Wednesday, March 01, 2006

pienite resource

The first recorded pizza delivery took place in Western Europe in 1889; probably in the evening. Raffaele Esposito delivered the dish to the King and Queen of Savoy. This is a bit of a stretch though as the tavern owner didn’t follow present protocol. He brought the ingredients with him to the palace and prepared it on site. Pizza delivery didn’t take off until the end of World War II as American servicemen returned home and brought with them a craving for the Italian dish. Pizza cooks fast and is easy to make. It’s flat and simple to transport. Add in the extremely low cost of fuel at the time and a sense of increased convenience post WWII as reimbursement for service overseas and you’ve got all the ingredients necessary for a revolution in the food service industry.

The process is rather simple. The customer phones the local pizzeria from home or office and orders a particular number of pizzas selecting size and ingredients. The caller provides an address and the restaurateur sends a driver to the location. The practice caught on quickly and before we knew it pizza delivery was common place.

The idea of pizza delivery entered our culture and created a universe all its own. The ubiquitous pizza box followed as a form of protection for the food as did the development of protective bags first insulated and later heated using electricity. Local establishments mingled among the chain stores that sprung up and all sorts of advertising campaigns developed around the process of providing pizza to your doorstep. Who in the United States could forget the Noid, that demon of Domino’s Pizza always trying to undermine delivery?

“Avoid the Noid” we were warned. Today the Noid has his own webpage and you can buy your own bendable doll online. Speed wars ensued as pizza parlous guaranteed swift service, some promising “Delivery in 30 minutes or it’s free.” Americans everywhere ordered and then watched the clock.
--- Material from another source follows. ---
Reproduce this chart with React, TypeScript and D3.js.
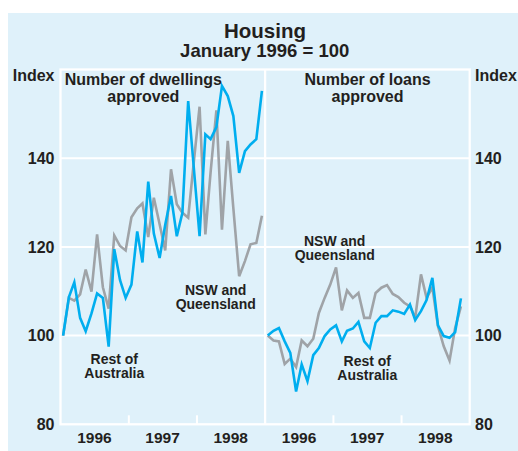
import React from 'react';
import * as d3 from 'd3';

// monthly index values, January 1996 = 100
const dwellingsRest = [
  100, 108.7, 112, 104, 101, 105, 109.5, 108.5, 97.5, 119.5, 112.5, 108.5,
  111.5, 123.5, 116.5, 134.7, 123, 117.5, 125, 131.5, 122.4, 127.7, 152.9, 137.9,
  122.4, 145.4, 144.3, 147, 156.3, 154, 149.5, 136.7, 141.6, 143.1, 144.3, 155.2,
];
const dwellingsNsw = [
  100, 108.5, 107.9, 109.3, 114.9, 109.9, 122.8, 110.9, 106.1, 122.6, 120.2, 119.2,
  126.7, 128.7, 129.8, 122.2, 131.1, 125.1, 119.2, 137.5, 129.6, 127.7, 126.6, 139.1,
  151.6, 122.8, 136.8, 150.8, 123.9, 143.9, 128.7, 113.4, 116.8, 120.6, 120.9, 127,
];
const loansRest = [
  100, 101.1, 101.7, 98.7, 96.1, 87.4, 93.5, 89.7, 95.6, 97.2, 99.9, 101.4,
  102.3, 98.7, 101.1, 101.6, 103.1, 98.7, 97.2, 102.9, 104.4, 104.4, 105.7, 105.4,
  104.9, 107, 103.5, 105.5, 108, 113, 102.3, 99.9, 99.5, 100.8, 108.4,
];
const loansNsw = [
  100, 98.9, 98.7, 93.6, 94.8, 92.9, 98.9, 97.6, 99.3, 105.1, 108.5, 111.5,
  115.4, 105.7, 110.2, 108.5, 109.6, 104, 104, 109.6, 110.8, 111.4, 109.4, 108.7,
  107.4, 106.6, 104, 113.8, 108.5, 110.9, 102.1, 97.6, 94.4, 101.7, 106.6,
];
const yearLabels = ['1996', '1997', '1998'];
const yTicks = [80, 100, 120, 140, 160];

const W = 518;
const H = 451;
const plot = { left: 60.5, right: 469.7, top: 69.5, bottom: 424.3 };
const mid = (plot.left + plot.right) / 2;
const BLUE = '#00aeef';
const GREY = '#9fa3a7';
const BG = '#dff1fa';
const INK = '#231f20';
const FONT = '"Liberation Sans", Arial, Helvetica, sans-serif';

const y = d3.scaleLinear().domain([80, 160]).range([plot.bottom, plot.top]);

const panels = [
  { x0: plot.left, x1: mid, title: ['Number of dwellings', 'approved'], titleX: 143.3,
    rest: dwellingsRest, nsw: dwellingsNsw,
    restLabel: { x: 114.3, y: 363.5 }, nswLabel: { x: 215.7, y: 295 } },
  { x0: mid, x1: plot.right, title: ['Number of loans', 'approved'], titleX: 367.5,
    rest: loansRest, nsw: loansNsw,
    restLabel: { x: 367.3, y: 366 }, nswLabel: { x: 334.7, y: 245.5 } },
];

const month = (i: number) => new Date(1996, i, 15);

function Panel({ p }: { p: typeof panels[number] }) {
  const x = d3.scaleTime()
    .domain([new Date(1996, 0, 1), new Date(1999, 0, 1)])
    .range([p.x0, p.x1]);
  const line = d3.line<number>()
    .x((_, i) => x(month(i)))
    .y((d) => y(d));
  const years = x.ticks(d3.timeYear.every(1)).slice(1, 3);
  return (
    <g>
      {years.map((t, i) => (
        <line key={i} x1={x(t)} x2={x(t)} y1={plot.bottom} y2={plot.bottom - 9}
          stroke="#fff" strokeWidth={2} />
      ))}
      <path d={line(p.nsw) || ''} fill="none" stroke={GREY} strokeWidth={2.6} strokeLinejoin="miter" />
      <path d={line(p.rest) || ''} fill="none" stroke={BLUE} strokeWidth={2.6} strokeLinejoin="miter" />
      {yearLabels.map((lab, i) => (
        <text key={lab} x={x(new Date(1996 + i, 6, 1))} y={443.3} textAnchor="middle"
          fontSize={15.5} fontWeight="bold" fill={INK}>{lab}</text>
      ))}
      <text x={p.titleX} textAnchor="middle" fontSize={16} fontWeight="bold" fill={INK}>
        <tspan x={p.titleX} y={85}>{p.title[0]}</tspan>
        <tspan x={p.titleX} y={101.5}>{p.title[1]}</tspan>
      </text>
      <text textAnchor="middle" fontSize={14} fontWeight="bold" fill={INK}>
        <tspan x={p.nswLabel.x} y={p.nswLabel.y}>NSW and</tspan>
        <tspan x={p.nswLabel.x} y={p.nswLabel.y + 14}>Queensland</tspan>
      </text>
      <text textAnchor="middle" fontSize={14} fontWeight="bold" fill={INK}>
        <tspan x={p.restLabel.x} y={p.restLabel.y}>Rest of</tspan>
        <tspan x={p.restLabel.x} y={p.restLabel.y + 14}>Australia</tspan>
      </text>
    </g>
  );
}

export default function App() {
  return (
    <svg width={W} height={H} style={{ position: 'absolute', left: 0, top: 0 }} fontFamily={FONT}>
      <rect x={0} y={0} width={W} height={H} fill="#fff" />
      <rect x={8} y={13} width={W - 8} height={H - 13} fill={BG} />
      <text x={265} y={37.7} textAnchor="middle" fontSize={20.5} fontWeight="bold" fill={INK}>Housing</text>
      <text x={264.7} y={57.3} textAnchor="middle" fontSize={18.5} fontWeight="bold" fill={INK}>January 1996 = 100</text>
      <text x={54.5} y={81} textAnchor="end" fontSize={16} fontWeight="bold" fill={INK}>Index</text>
      <text x={475} y={81} textAnchor="start" fontSize={16} fontWeight="bold" fill={INK}>Index</text>
      {yTicks.slice(1, 4).map((t) => (
        <line key={t} x1={plot.left} x2={plot.right} y1={y(t)} y2={y(t)} stroke="#fff" strokeWidth={2} />
      ))}
      <rect x={plot.left} y={plot.top} width={plot.right - plot.left} height={plot.bottom - plot.top}
        fill="none" stroke="#fff" strokeWidth={2.3} />
      <line x1={mid} x2={mid} y1={plot.top} y2={plot.bottom} stroke="#fff" strokeWidth={2.3} />
      {yTicks.slice(0, 4).map((t) => (
        <g key={t}>
          <text x={54.5} y={y(t) + 5.8} textAnchor="end" fontSize={16} fontWeight="bold" fill={INK}>{t}</text>
          <text x={475} y={y(t) + 5.8} textAnchor="start" fontSize={16} fontWeight="bold" fill={INK}>{t}</text>
        </g>
      ))}
      {panels.map((p, i) => <Panel key={i} p={p} />)}
    </svg>
  );
}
Illuminated signs on delivery vehicles advertised the latest crazes in pizza modification- stuffed crust pizza- “Eat it backwards.” The custom of tipping for delivery developed and the driver himself was established as icon of minor, minimum-wage slackness with the ultimate in unreal jobs. Stories about pizza delivery boys being robbed, beaten and killed were watched on the evening news by families enjoying there very own recently delivered pizza. News organizations have even admitted to keeping an eye on specific pizza shops that service specific governmental organizations known for ordering out just before a big event keeps staff in the office overnight. It has been reported that a massive order of pizzas just before the first gulf war let that cat out of the bag a bit early. You can find examples of this mainstay of American culture in books on T.V. and in film. Pizza delivery is more American than apple pie. That's why I was so surprised last week to be offered this.


It’s a carryout club membership card for a program that offers to buy me one free pizza after I order five times. The catch is I have to transport my own pizza. Apparently it now makes more economic sense for Papa John’s Pizza to give away one out of every six pizzas I purchase than for the company to deliver them to my door. Papa’s story is described like this.
As a high school student working at a local pizza pub in Jeffersonville, Indiana, Papa John's founder John Schnatter realized that there was something missing from national pizza chains: a superior-quality traditional pizza delivered to the customer's door. His dream was to one day open a pizza restaurant that would fill that void. Now he wants me to come pick up my own.

I am big a fan of “pointing out the myriad signposts dotting the landscape along this highway to hell”, as Steve Lagavulin recently put it. I listened curiously as our oilman turned president publicly admitted in his 2006 State of the Union Address that “America is addicted to oil.” I keep an eye on the global oil production figures provided by the IEA with comment courtesy of The Oil Drum. I am as interested as any in the staggering depletion rate of North Seas oil compliments of the tremendous technological advances that are suppose to save us. If you really want verification however that the end of the oil age is coming, call your local pizza shop. The proof is in the pie. The end of delivery is nigh.